Students can maintain a class calendar to show weather data that students collect during their field visits. This display reinforces that time can be shown on calendars. Students can also compare weather data using bar graphs (rainy days vs. sunny days in September, rainy days in October vs. April, etc.).
Drawing maps of field study sites, including a map key, allows students to practice creating different types of maps, and practice using those maps to find the same study site over long periods of time. Each group could create a different section of the school grounds so that, when connected, would make a complete map of the property. Allow other groups within the class "ground truth" each others sections to identify additional features and for practice reading and using a map.

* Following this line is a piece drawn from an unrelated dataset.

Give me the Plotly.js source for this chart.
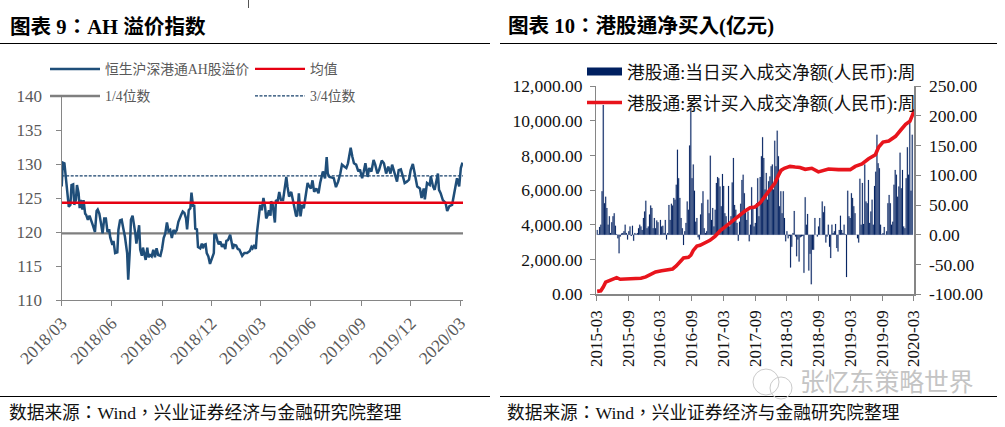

Use the supplemental content that follows in addition to the suggestions in #6, #7 and the Wrap Up in the original activity.
For the Music and Movement section of the original activity in the guide, use the GUW Field Study Data Collection pages to record weather data for the day. Students can sing the “What’s the Weather?” song before they share the data collected that day. Writing the words on sentence strips for students to read as they sing can be helpful for students to gain fluency. Weather data can be written on the class calendar to reinforce social studies standards.
For the Centers & Extensions section of the original activity, students can create a Wall Journal – maps of the classroom, school, school grounds, field study site, etc., that students create can be displayed as murals and revisited throughout the seasons.